Dr Allin: In one sense the disparities are so great that one wonders what European countries can practically get with marginal increases in defence spending. It is not going to impress the Americans enough to solve this resentment but on the other hand - this is a point that goes outside of NATO - but it is not as though the European contribution to various joint endeavours or purposes is a token one. A few years ago, before we got sucked into Iraq, one could talk about the United States being able to do almost anything it wanted to on its own and European contributions were sort of symbolic. That is clearly not the case. What would the United States have done if the European forces were not able and ready to go into Lebanon the summer before last? That was a very serious crisis. The United States was not in a position to do that. What would we do? As much as there are valid, legitimate complaints about Europe's performance and caveats in certain European countries in Afghanistan, what would the United States do without them?

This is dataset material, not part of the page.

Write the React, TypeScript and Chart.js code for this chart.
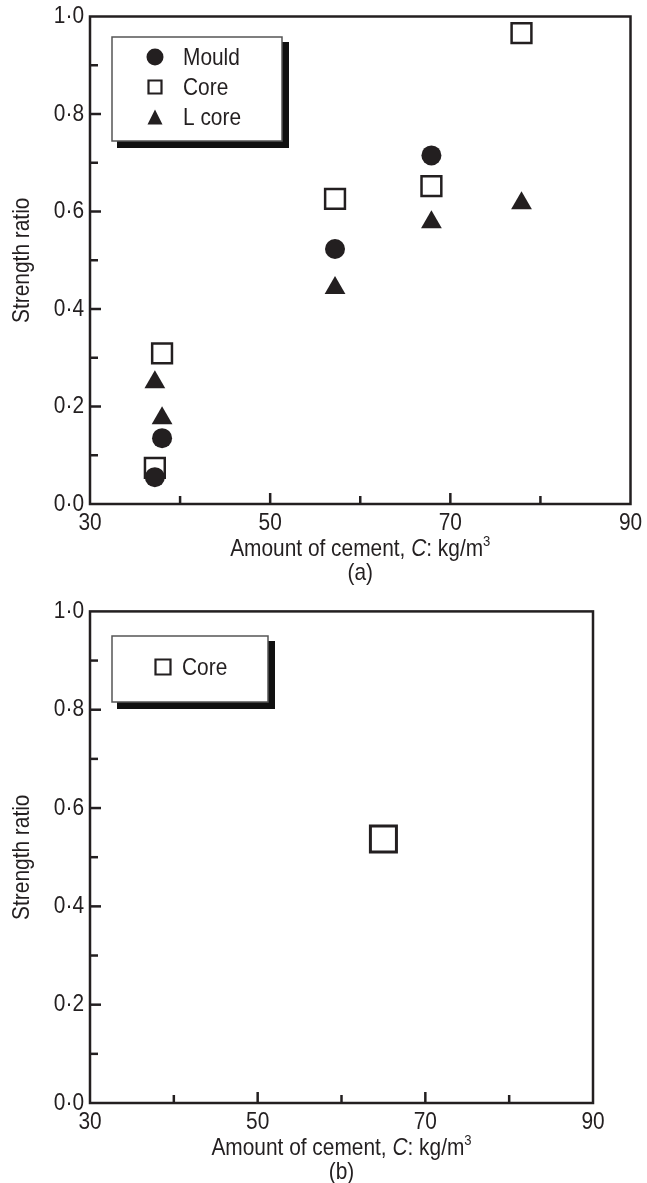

The idea that the United States can get disgusted and walk away from this is not exactly the case.
Q121 Willie Rennie: What do you think the chances are of binding targets?
Professor Cox: I think that question has already been answered. I do not think there is any chance at all.
Dr Eyal: Just as high as the stability pact in the euro. If countries committed themselves to the stability pact in the euro, it is about as high as that, probably less.
Professor Cox: For those of us who go back long enough, there were huge debates in the 1970s about burden sharing. As far as I can remember, they did not go anywhere. This is not a new discussion and NATO still managed to survive the end of the Cold War. It still managed to survive and endure the 1990s. To go back to your original question, I still think it will endure this. Without sounding conspiratorial, I just wonder if there is not a little bit of a verbal game being played here on this issue because ultimately, if the United States is the one putting most money into this Alliance and most lives on the line into this Alliance when it comes to it, does that not also give it legitimate leadership of this Alliance? I just wonder if there is not also a little bit of verbal posturing on this issue.
Chairman: I think we have covered a huge amount of ground. To our witnesses, I will say thank you very much indeed. It was absolutely fascinating. I know you had a great deal more that you would have said but one consolation is that we had a great many more questions we could have asked as well, so thank you very much indeed.